Exercise: Retype only what runs from the first line of the listing to the line holding "y_ticks = [0, 20, 40, 60]", both included. Do not retype the pictures.

Collected data:

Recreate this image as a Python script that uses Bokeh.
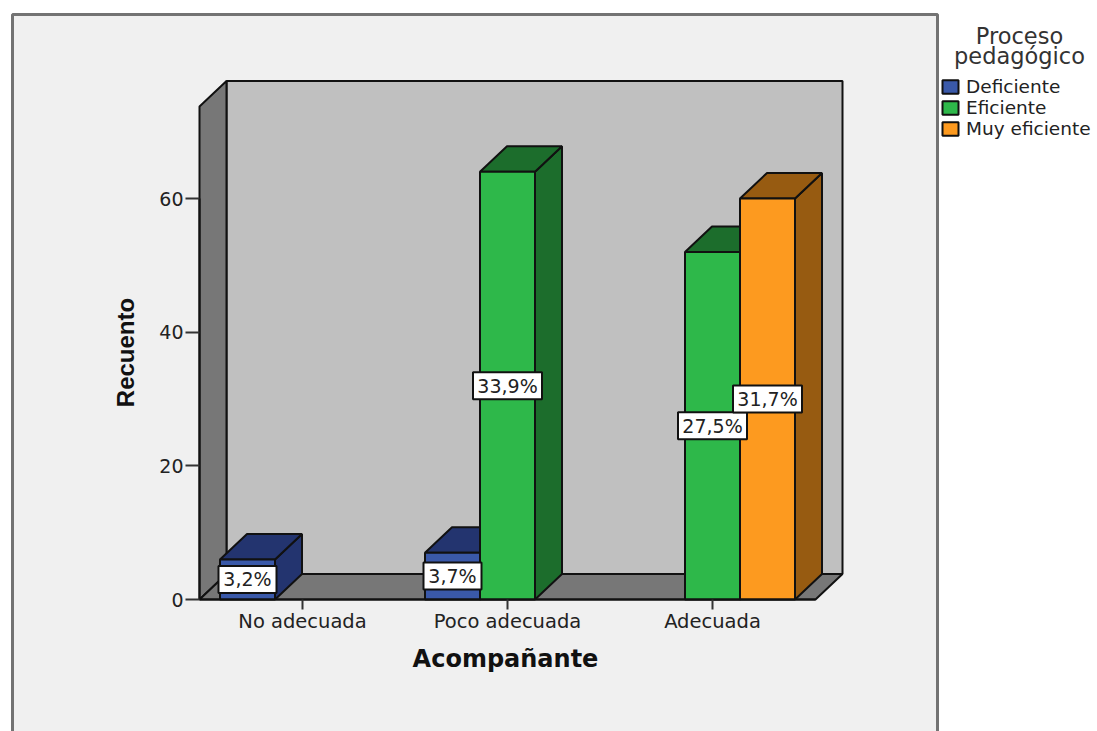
from bokeh.plotting import figure
from bokeh.embed import file_html
from bokeh.resources import INLINE
from bokeh.models import LinearAxis, FixedTicker, Range1d, Legend, LegendItem
from bokeh.core.properties import value

categories = ["No adecuada", "Poco adecuada", "Adecuada"]
series_names = ["Deficiente", "Eficiente", "Muy eficiente"]
deficiente = [6, 7, 0]
eficiente = [0, 64, 52]
muy_eficiente = [0, 0, 60]
pct_deficiente = ["3,2%", "3,7%", ""]
pct_eficiente = ["", "33,9%", "27,5%"]
pct_muy = ["", "", "31,7%"]
y_ticks = [0, 20, 40, 60]

front = ["#3A59A9", "#2EB84A", "#FD9A1F"]
dark = ["#23346F", "#1C6D2C", "#975B11"]

# scale: page pixels per data unit
PX_X = 205.0
PX_Y = 6.683
X0 = 302.0
Y0 = 599.0
W, H = 1097, 731
def px(v): return (v - X0) / PX_X
def py(v): return (Y0 - v) / PX_Y

p = figure(width=W, height=H, output_backend="svg", toolbar_location=None,
           x_range=Range1d(px(0), px(W)), y_range=Range1d(py(H), py(0)),
           x_axis_location=None, y_axis_location=None, min_border=0,
           background_fill_color="white", border_fill_color="white")
p.outline_line_color = None
p.grid.visible = False

# panel
p.quad(left=px(12), right=px(937), bottom=py(760), top=py(14),
       fill_color="#F0F0F0", line_color="#737373", line_width=3)

# 3D walls
dx = 27 / PX_X
dy = 25.5 / PX_Y
wl, wr = px(199), px(815)
wt = py(106)
EDGE = "#111111"
p.patch([wl + dx, wr + dx, wr + dx, wl + dx], [dy, dy, wt + dy, wt + dy],
        fill_color="#C0C0C0", line_color=EDGE, line_width=2)
p.patch([wl, wl + dx, wl + dx, wl], [0, dy, wt + dy, wt],
        fill_color="#777777", line_color=EDGE, line_width=2)
p.patch([wl, wr, wr + dx, wl + dx], [0, 0, dy, dy],
        fill_color="#777777", line_color=EDGE, line_width=2)

# bars
bw = 55 / PX_X
slots = [-1, 0, 1]
all_vals = [deficiente, eficiente, muy_eficiente]
all_pcts = [pct_deficiente, pct_eficiente, pct_muy]
items = []
label_x, label_y, label_t, label_w = [], [], [], []
for s, vals in enumerate(all_vals):
    lefts, rights, tops = [], [], []
    for i, v in enumerate(vals):
        if v == 0:
            continue
        l = i + slots[s] * bw - bw / 2
        r = l + bw
        lefts.append(l); rights.append(r); tops.append(v)
        label_x.append((l + r) / 2); label_y.append(v / 2)
        label_t.append(all_pcts[s][i]); label_w.append(11.0 * len(all_pcts[s][i]) + 14)
    p.patches([[r, r + dx, r + dx, r] for r in rights],
              [[0, dy, t + dy, t] for t in tops],
              fill_color=dark[s], line_color=EDGE, line_width=2)
    p.patches([[l, l + dx, r + dx, r] for l, r in zip(lefts, rights)],
              [[t, t + dy, t + dy, t] for t in tops],
              fill_color=dark[s], line_color=EDGE, line_width=2)
    rend = p.quad(left=lefts, right=rights, bottom=[0] * len(tops), top=tops,
                  fill_color=front[s], line_color=EDGE, line_width=2)
    items.append(LegendItem(label=series_names[s], renderers=[rend]))

# value labels
p.rect(x=label_x, y=label_y, width=label_w, height=[27] * len(label_x),
       width_units="screen", height_units="screen",
       fill_color="white", line_color="#111111", line_width=2)
p.text(x=label_x, y=label_y, text=label_t, text_align="center", text_baseline="middle",
       text_font=value("DejaVu Sans"), text_font_size="19px", text_color="#222222")

# axes
xa = LinearAxis(fixed_location=0, ticker=FixedTicker(ticks=[0, 1, 2]),
                major_label_overrides={i: c for i, c in enumerate(categories)})
xa.bounds = (wl, wr)
xa.major_tick_in = 0
xa.major_tick_out = 10
xa.minor_tick_line_color = None
xa.major_label_standoff = 0
xa.major_label_text_font = "DejaVu Sans"
xa.major_label_text_font_size = "19.5px"
xa.major_label_text_color = "#222222"
xa.axis_line_color = EDGE
xa.axis_line_width = 2
xa.major_tick_line_color = "#333333"
xa.major_tick_line_width = 2
p.add_layout(xa, "below")

ya = LinearAxis(fixed_location=wl, ticker=FixedTicker(ticks=y_ticks))
ya.bounds = (0, 60)
ya.major_tick_in = 0
ya.major_tick_out = 14
ya.minor_tick_line_color = None
ya.major_label_standoff = 2
ya.major_label_text_font = "DejaVu Sans"
ya.major_label_text_font_size = "19px"
ya.major_label_text_color = "#222222"
ya.axis_line_color = EDGE
ya.axis_line_width = 2
ya.major_tick_line_color = "#333333"
ya.major_tick_line_width = 2
p.add_layout(ya, "left")

# axis titles
p.text(x=[px(505)], y=[py(658)], text=["Acompañante"], text_align="center", text_baseline="middle",
       text_font=value("DejaVu Sans"), text_font_style="bold", text_font_size="24px", text_color="#111111")
p.text(x=[px(125)], y=[py(352)], text=["Recuento"], angle=1.5708, text_align="center", text_baseline="middle",
       text_font=value("Liberation Sans"), text_font_style="bold", text_font_size="24px", text_color="#111111")

# legend title
p.text(x=[px(1019), px(1019)], y=[py(35), py(55)], text=["Proceso", "pedagógico"],
       text_align="center", text_baseline="middle",
       text_font=value("DejaVu Sans"), text_font_size="22.5px", text_color="#333333")

leg = Legend(items=items, location=(940, 592), orientation="vertical")
leg.background_fill_alpha = 0
leg.border_line_color = None
leg.padding = 0
leg.margin = 0
leg.spacing = 0
leg.glyph_width = 20
leg.glyph_height = 17
leg.label_height = 17
leg.label_standoff = 6
leg.label_text_font = "DejaVu Sans"
leg.label_text_font_size = "18.5px"
leg.label_text_color = "#222222"
leg.label_text_baseline = "middle"
leg.click_policy = "none"
p.add_layout(leg, "center")

open("out.html", "w").write(file_html(p, INLINE))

Correct answer:
Recreate this image as a Python script that uses Bokeh.
from bokeh.plotting import figure
from bokeh.embed import file_html
from bokeh.resources import INLINE
from bokeh.models import LinearAxis, FixedTicker, Range1d, Legend, LegendItem
from bokeh.core.properties import value

categories = ["No adecuada", "Poco adecuada", "Adecuada"]
series_names = ["Deficiente", "Eficiente", "Muy eficiente"]
deficiente = [6, 7, 0]
eficiente = [0, 64, 52]
muy_eficiente = [0, 0, 60]
pct_deficiente = ["3,2%", "3,7%", ""]
pct_eficiente = ["", "33,9%", "27,5%"]
pct_muy = ["", "", "31,7%"]
y_ticks = [0, 20, 40, 60]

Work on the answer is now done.